Braguinha -Não. Eu aproveitei a invenção dos outros, enquanto pude. Mas colaborei. Ao todo, tenho 500 músicas gravadas, entre elas muitas de Carnaval, dependendo do assunto do ano, do coração das meninas que eu conhecia.
Folha - O componente de malícia das letras era uma regra?
Braguinha -Eu usava, mas eu nunca fui muito malicioso. Quer dizer, nunca fui indecente. Fui malicioso. Fiz "Garota de Biquíni", "Garota de Monoquíni": "A garota monoquíni/ Que beleza de menina/ Foi à praia sem confete/ Só levou a serpentina".

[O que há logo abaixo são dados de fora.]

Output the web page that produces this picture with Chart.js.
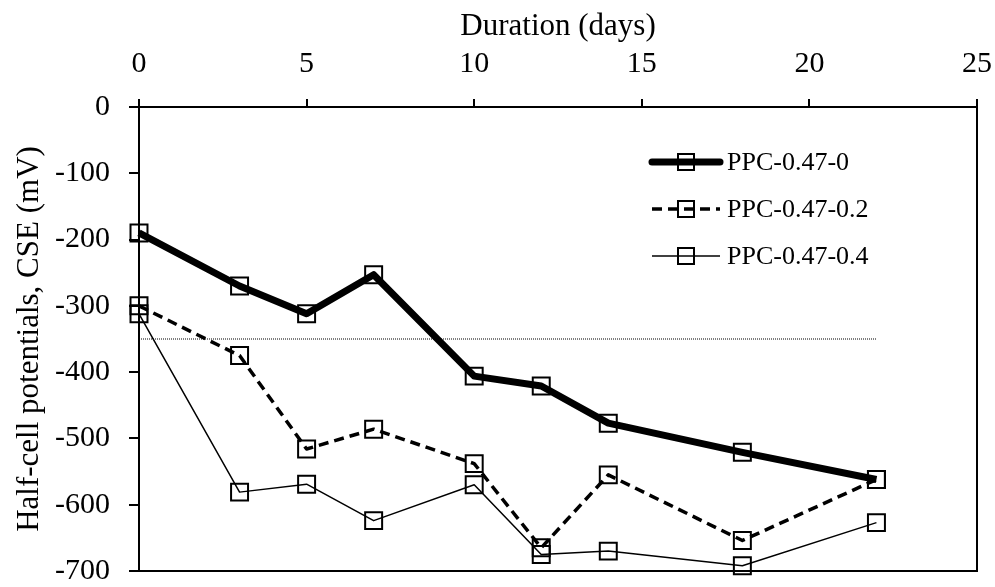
<!DOCTYPE html>
<html>
<head>
<meta charset="utf-8">
<script src="https://cdn.jsdelivr.net/npm/chart.js@4.4.0/dist/chart.umd.min.js"></script>
<style>
    html, body { margin: 0; padding: 0; background: #fff; }
</style>
</head>
<body>
<canvas id="line-chart" width="995" height="587"></canvas>
<script>
// values
var days = [0, 3, 5, 7, 10, 12, 14, 18, 22];
var ppc0 = [-190, -270, -312, -253, -406, -421, -477, -521, -562];
var ppc02 = [-300, -375, -516, -486, -538, -665, -555, -654, -562];
var ppc04 = [-312, -581, -569, -624, -570, -675, -670, -692, -627];
var seriesNames = ["PPC-0.47-0", "PPC-0.47-0.2", "PPC-0.47-0.4"];
var thresholdValue = -350;
var thresholdDays = [0, 22];
var xTicks = [0, 5, 10, 15, 20, 25];
var yTicks = [0, -100, -200, -300, -400, -500, -600, -700];

var SERIF = "'Liberation Serif', 'Times New Roman', serif";

function toPoints(xs, ys) {
    return xs.map(function (x, i) { return {x: x, y: ys[i]}; });
}

function seriesDataset(label, values, width, dash) {
    return {
        label: label,
        data: toPoints(days, values),
        borderColor: "#000",
        borderWidth: width,
        borderDash: dash,
        borderJoinStyle: "round",
        tension: 0,
        fill: false,
        clip: false,
        pointStyle: "rect",
        pointRadius: 12,
        pointHoverRadius: 12,
        pointBorderWidth: 2,
        pointBorderColor: "#000",
        pointBackgroundColor: "rgba(0,0,0,0)"
    };
}

// right and bottom edges of the plot box
var frame = {
    id: "frame",
    beforeDatasetsDraw: function (chart) {
        var a = chart.chartArea, ctx = chart.ctx;
        ctx.save();
        ctx.strokeStyle = "#000";
        ctx.lineWidth = 2;
        ctx.beginPath();
        ctx.moveTo(a.left, a.bottom);
        ctx.lineTo(a.right, a.bottom);
        ctx.lineTo(a.right, a.top);
        ctx.stroke();
        ctx.restore();
    }
};

// legend inside the plot, line + square marker like the reference
var innerLegend = {
    id: "innerLegend",
    afterDraw: function (chart) {
        var ctx = chart.ctx, a = chart.chartArea;
        ctx.save();
        for (var i = 0; i < seriesNames.length; i++) {
            var ds = chart.data.datasets[i];
            var y = a.top + 55 + i * 47;
            var x0 = a.left + 513, x1 = a.left + 581, xm = (x0 + x1) / 2;
            ctx.strokeStyle = "#000";
            ctx.lineWidth = ds.borderWidth;
            ctx.lineCap = ds.borderWidth > 4 ? "round" : "butt";
            ctx.setLineDash(ds.borderDash || []);
            ctx.beginPath();
            ctx.moveTo(x0, y);
            ctx.lineTo(x1, y);
            ctx.stroke();
            ctx.setLineDash([]);
            ctx.lineWidth = 2;
            ctx.strokeRect(xm - 8, y - 8, 16, 16);
            ctx.fillStyle = "#000";
            ctx.font = "26px " + SERIF;
            ctx.textBaseline = "middle";
            ctx.textAlign = "left";
            ctx.fillText(seriesNames[i], x1 + 7, y + 1);
        }
        ctx.restore();
    }
};

new Chart(document.getElementById("line-chart").getContext("2d"), {
    type: "line",
    data: {
        datasets: [
            seriesDataset(seriesNames[0], ppc0, 7, []),
            seriesDataset(seriesNames[1], ppc02, 3.5, [10, 6]),
            seriesDataset(seriesNames[2], ppc04, 1.5, []),
            {
                label: "threshold",
                data: toPoints(thresholdDays, [thresholdValue, thresholdValue]),
                borderColor: "#000",
                borderWidth: 1,
                borderDash: [1, 1],
                pointRadius: 0,
                tension: 0,
                fill: false
            }
        ]
    },
    options: {
        responsive: false,
        animation: false,
        layout: {padding: {left: 0, top: 0, right: 18, bottom: 16}},
        plugins: {
            legend: {display: false},
            tooltip: {enabled: false}
        },
        scales: {
            x: {
                type: "linear",
                position: "top",
                min: 0,
                max: 25,
                afterBuildTicks: function (s) { s.ticks = xTicks.map(function (v) { return {value: v}; }); },
                afterFit: function (s) { s.height = 107; s.paddingLeft = 0; s.paddingRight = 0; },
                ticks: {color: "#000", padding: 17, font: {family: SERIF, size: 30}},
                grid: {drawOnChartArea: false, drawTicks: true, tickLength: 8, color: "#000", lineWidth: 2},
                border: {display: true, color: "#000", width: 2},
                title: {
                    display: true,
                    text: "Duration (days)",
                    color: "#000",
                    font: {family: SERIF, size: 31},
                    padding: {top: 8, bottom: 0}
                }
            },
            y: {
                min: -700,
                max: 0,
                afterBuildTicks: function (s) { s.ticks = yTicks.map(function (v) { return {value: v}; }); },
                afterFit: function (s) { s.width = 139; s.paddingTop = 0; s.paddingBottom = 0; },
                ticks: {color: "#000", padding: 19, font: {family: SERIF, size: 30}},
                grid: {drawOnChartArea: false, drawTicks: true, tickLength: 10, color: "#000", lineWidth: 2},
                border: {display: true, color: "#000", width: 2},
                title: {
                    display: true,
                    text: "Half-cell potentials, CSE (mV)",
                    color: "#000",
                    font: {family: SERIF, size: 31},
                    padding: {top: 11, bottom: 0}
                }
            }
        }
    },
    plugins: [frame, innerLegend]
});
</script>
</body>
</html>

Folha - O sr. compôs músicas infantis também.
Braguinha -Eu sempre gostei muito de criança e comecei a fazer historinhas para meus filhos. Tomei gosto e acabei lançando histórias. Virou a coleção "Disquinho", em que eu inventava minhas histórias ou fazia música para clássicos como "Branca de Neve". Agora mudaram o nome de "Disquinho" para "Era Uma Vez".

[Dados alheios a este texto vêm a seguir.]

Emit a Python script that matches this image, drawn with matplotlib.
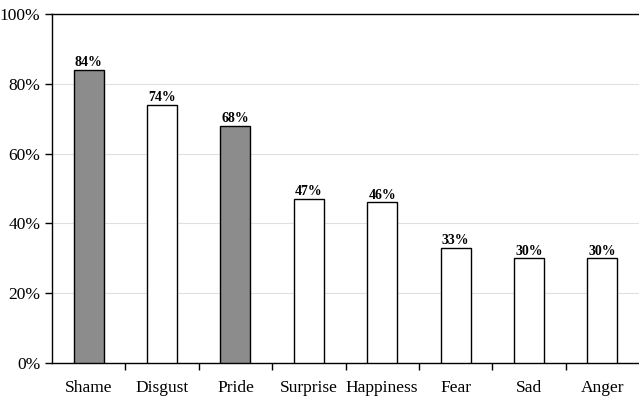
import matplotlib
matplotlib.use("Agg")
from matplotlib import pyplot as plt
import numpy as np

# emotion categories and share of responses
emotions = ["Shame", "Disgust", "Pride", "Surprise", "Happiness", "Fear", "Sad", "Anger"]
percent = [84, 74, 68, 47, 46, 33, 30, 30]
shaded = ["Shame", "Pride"]

plt.rcParams['font.family'] = ['Liberation Serif', 'DejaVu Serif']

fig = plt.figure(figsize=(6.39, 3.98), dpi=100)
ax = fig.add_axes([0.0814, 0.088, 0.9186, 0.877])

x = np.arange(len(emotions))
colors = ['#8c8c8c' if e in shaded else 'white' for e in emotions]
ax.bar(x, percent, width=0.41, color=colors, edgecolor='black', linewidth=1.0, zorder=3)

# value labels above each bar
for xi, v in zip(x, percent):
    ax.text(xi, v + 0.2, f"{v}%", ha='center', va='bottom', fontsize=10,
            fontweight='bold', zorder=4)

ax.set_xlim(-0.5, len(emotions) - 0.5)
ax.set_ylim(0, 100)
ax.set_yticks(range(0, 101, 20))
ax.set_yticklabels([f"{t}%" for t in range(0, 101, 20)], fontsize=12.5)
ax.grid(axis='y', color='#e0e0e0', linewidth=0.8, zorder=0)

# category labels centred, tick marks between categories
ax.set_xticks(x)
ax.set_xticklabels(emotions, fontsize=12.5)
ax.tick_params(axis='x', which='major', length=0, pad=12.5)
ax.set_xticks(np.arange(0.5, len(emotions) - 0.5, 1), minor=True)
ax.tick_params(axis='x', which='minor', length=5, direction='out', width=1)
ax.tick_params(axis='y', length=5, direction='out', width=1)

ax.spines['right'].set_visible(False)
for s in ['left', 'bottom', 'top']:
    ax.spines[s].set_linewidth(1.0)

fig.savefig("out.png", dpi=100)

Folha - O sr. continua a compor?
Braguinha -Componho alguma coisa, mas não com aquela atividade da juventude. De vez em quando, quando vem uma idéia, faço uma canção. Mas não com muita intensidade. Hoje em dia, o que componho em geral é sozinho, porque a maioria dos parceiros está lá em cima, não é?

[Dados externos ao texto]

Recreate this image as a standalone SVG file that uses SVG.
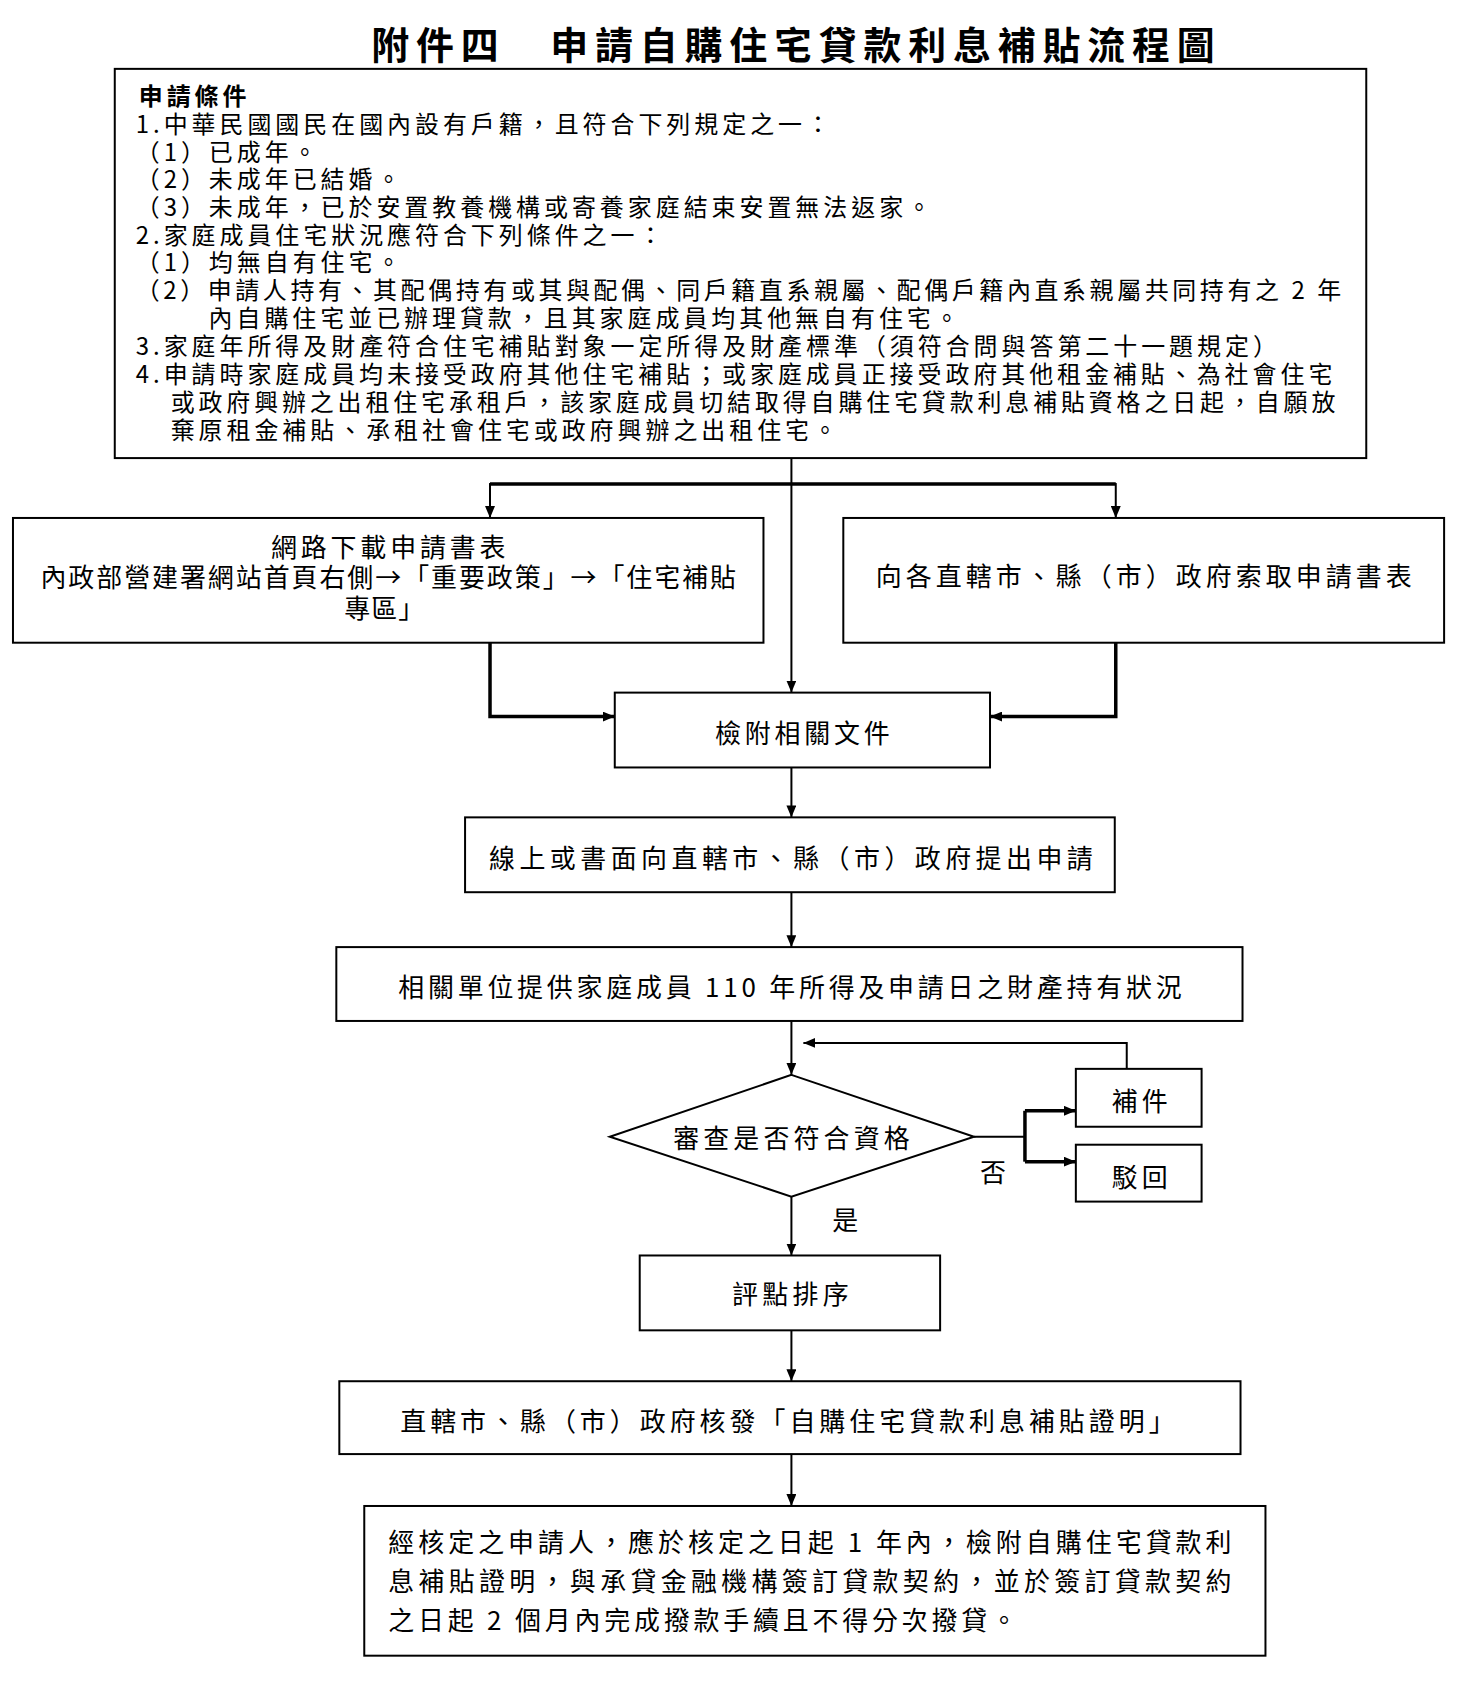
<svg xmlns="http://www.w3.org/2000/svg" width="1464" height="1696" viewBox="0 0 1464 1696">
<defs>
<marker id="arr" viewBox="0 0 12 10" refX="12" refY="5" markerWidth="12" markerHeight="10" markerUnits="userSpaceOnUse" orient="auto">
<path d="M0,0 L12,5 L0,10 Z" fill="#000"/>
</marker>
</defs>
<style>
text{font-family:"Noto Sans CJK TC","Noto Sans CJK SC",sans-serif;fill:#000;dominant-baseline:central}
.t{font-size:38px;font-weight:bold}
.c{font-size:24px;letter-spacing:4px}
.cb{font-size:24px;font-weight:bold;letter-spacing:4px}
.n{font-size:26px;text-anchor:middle}
.s{font-size:26px}
.box{fill:#fff;stroke:#000;stroke-width:2}
.ln{fill:none;stroke:#000;stroke-width:2}
.lt{fill:none;stroke:#000;stroke-width:3.5}
</style>
<rect width="1464" height="1696" fill="#fff"/>
<g transform="scale(0.998)">
<text class="t" x="794.5" y="43" text-anchor="middle" textLength="845" lengthAdjust="spacing">附件四　申請自購住宅貸款利息補貼流程圖</text>

<g id="conditions">
<rect class="box" x="115" y="69" width="1254" height="390"/>
<text class="cb" x="139" y="95">申請條件</text>
<text class="c" x="136" y="122.5">1.中華民國國民在國內設有戶籍，且符合下列規定之一：</text>
<text class="c" x="136" y="150.5">（1）已成年。</text>
<text class="c" x="136" y="178">（2）未成年已結婚。</text>
<text class="c" x="136" y="206">（3）未成年，已於安置教養機構或寄養家庭結束安置無法返家。</text>
<text class="c" x="136" y="233.5">2.家庭成員住宅狀況應符合下列條件之一：</text>
<text class="c" x="136" y="261.5">（1）均無自有住宅。</text>
<text class="c" x="136" y="289.5" textLength="1212" lengthAdjust="spacing">（2）申請人持有、其配偶持有或其與配偶、同戶籍直系親屬、配偶戶籍內直系親屬共同持有之 2 年</text>
<text class="c" x="209" y="317.5">內自購住宅並已辦理貸款，且其家庭成員均其他無自有住宅。</text>
<text class="c" x="136" y="345.5">3.家庭年所得及財產符合住宅補貼對象一定所得及財產標準（須符合問與答第二十一題規定）</text>
<text class="c" x="136" y="373.5" textLength="1203" lengthAdjust="spacing">4.申請時家庭成員均未接受政府其他住宅補貼；或家庭成員正接受政府其他租金補貼、為社會住宅</text>
<text class="c" x="171" y="401.5" textLength="1171" lengthAdjust="spacing">或政府興辦之出租住宅承租戶，該家庭成員切結取得自購住宅貸款利息補貼資格之日起，自願放</text>
<text class="c" x="171" y="429.5">棄原租金補貼、承租社會住宅或政府興辦之出租住宅。</text>
</g>

<g id="download">
<rect class="box" x="13" y="519" width="752" height="125"/>
<text class="n" x="389" y="547" textLength="235" lengthAdjust="spacing">網路下載申請書表</text>
<text class="n" x="389" y="577" textLength="697" lengthAdjust="spacing">內政部營建署網站首頁右側→「重要政策」→「住宅補貼</text>
<text class="n" x="385" y="608" textLength="80" lengthAdjust="spacing">專區」</text>
</g>

<g id="obtain">
<rect class="box" x="845" y="519" width="602" height="125"/>
<text class="n" x="1146" y="576" textLength="537" lengthAdjust="spacing">向各直轄市、縣（市）政府索取申請書表</text>
</g>

<g id="attach">
<rect class="box" x="616" y="694" width="376" height="75"/>
<text class="n" x="804" y="733" textLength="175" lengthAdjust="spacing">檢附相關文件</text>
</g>

<g id="apply">
<rect class="box" x="466" y="819" width="651" height="75"/>
<text class="n" x="792.5" y="858" textLength="605" lengthAdjust="spacing">線上或書面向直轄市、縣（市）政府提出申請</text>
</g>

<g id="provide">
<rect class="box" x="337" y="949" width="908" height="74"/>
<text class="n" x="791.5" y="987" textLength="785" lengthAdjust="spacing">相關單位提供家庭成員 110 年所得及申請日之財產持有狀況</text>
</g>

<g id="review">
<polygon class="box" points="793,1077 976,1139 793,1199 611,1139"/>
<text class="n" x="793" y="1139" textLength="237" lengthAdjust="spacing">審查是否符合資格</text>
</g>

<g id="supplement">
<rect class="box" x="1078" y="1071" width="126" height="58"/>
<text class="n" x="1142" y="1102" textLength="56" lengthAdjust="spacing">補件</text>
</g>

<g id="reject">
<rect class="box" x="1078" y="1147" width="126" height="57"/>
<text class="n" x="1142" y="1178" textLength="56" lengthAdjust="spacing">駁回</text>
</g>

<g id="rank">
<rect class="box" x="641" y="1258" width="301" height="75"/>
<text class="n" x="792" y="1295" textLength="117" lengthAdjust="spacing">評點排序</text>
</g>

<g id="issue">
<rect class="box" x="340" y="1384" width="903" height="73"/>
<text class="n" x="789" y="1422" textLength="776" lengthAdjust="spacing">直轄市、縣（市）政府核發「自購住宅貸款利息補貼證明」</text>
</g>

<g id="final">
<rect class="box" x="365" y="1509" width="903" height="150"/>
<text class="s" x="389" y="1544" textLength="845" lengthAdjust="spacing">經核定之申請人，應於核定之日起 1 年內，檢附自購住宅貸款利</text>
<text class="s" x="389" y="1583" textLength="845" lengthAdjust="spacing">息補貼證明，與承貸金融機構簽訂貸款契約，並於簽訂貸款契約</text>
<text class="s" x="389" y="1622" textLength="630" lengthAdjust="spacing">之日起 2 個月內完成撥款手續且不得分次撥貸。</text>
</g>

<g id="connectors">
<path class="ln" d="M793,459 V694" marker-end="url(#arr)"/>
<path class="lt" d="M491,485 H1118"/>
<path class="ln" d="M491,484 V519" marker-end="url(#arr)"/>
<path class="ln" d="M1118,484 V519" marker-end="url(#arr)"/>
<path class="lt" d="M491,644 V718 H616" marker-end="url(#arr)"/>
<path class="lt" d="M1118,644 V718 H992" marker-end="url(#arr)"/>
<path class="ln" d="M793,769 V819" marker-end="url(#arr)"/>
<path class="ln" d="M793,894 V949" marker-end="url(#arr)"/>
<path class="ln" d="M793,1023 V1077" marker-end="url(#arr)"/>
<path class="ln" d="M1129,1071 V1045 H805" marker-end="url(#arr)"/>
<path class="ln" d="M976,1139 H1027"/>
<path class="lt" d="M1027,1113 V1164"/>
<path class="lt" d="M1027,1113 H1078" marker-end="url(#arr)"/>
<path class="lt" d="M1027,1164 H1078" marker-end="url(#arr)"/>
<path class="ln" d="M793,1199 V1258" marker-end="url(#arr)"/>
<path class="ln" d="M793,1333 V1384" marker-end="url(#arr)"/>
<path class="ln" d="M793,1457 V1509" marker-end="url(#arr)"/>
<text class="s" x="995" y="1173" text-anchor="middle">否</text>
<text class="s" x="847" y="1221" text-anchor="middle">是</text>
</g>
</g>
</svg>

Folha - Tem músicas inéditas?
Braguinha -Faço pouca música hoje em dia. Quase tudo que eu tenho está gravado, muito pouca coisa não está. Há, mas não vou ficar indo às fábricas para oferecer. Se me procurarem, muito bem.
Folha - Em sua opinião, há um nome que seja o maior de todos os sambistas?
Braguinha -Uns são maiores, outros, menores. Mas eu não cito nomes, porque os que eu não citar vão ficar tristes comigo. Mas há.
Folha - Quando começaram a surgir sambistas que vinham do morro, como Cartola e Nelson Cavaquinho, o sr. fez críticas a eles. Havia alguma rivalidade?
Braguinha -Não. Apenas não faziam meu gênero. Mas achava formidáveis. A concorrência é natural entre os artistas.
Folha - Há uma predileta entre suas 500 músicas?
Braguinha -Depende do dia, do estado d'alma. Às vezes estou mais apaixonado, outras vezes, mais alegre... Uma das preferidas sempre é "Copacabana".
Folha - Essa é uma canção que antecipou a bossa nova?
Braguinha -De certo modo. Veio junto com as primeiras músicas da bossa nova, mas não vou dizer que fui eu que comecei. Algúem começou, eu fui lá e segui. E continuei fazendo o que eu gosto, o que nasci para fazer.
Folha - O sr. acha que o Brasil faz justiça à sua importância?
Braguinha -A vida me deu tempo. Não tenho queixas da vida, só uma -uma menina que namorei e um dia encontrei beijando outro. Fiz uma música para ela: "Se eu morrer amanhã, eu lhe juro, querida/ Que você é a única mágoa que eu levo da vida".
Folha - Essa mágoa continua guardada até hoje?
Braguinha -Não, eu já esqueci. Nem me lembro mais dela.
Folha - O que o sr. achou do disco recém-lançado pela Revivendo?
Braguinha -Tem essas músicas todas, não é? São minhas músicas antigas. Está muito bom o disco.
Folha - O que o senhor pretende fazer neste Carnaval?
Braguinha -Depende dos convites. Quando a Mangueira me convidou, desfilei e fui muito feliz.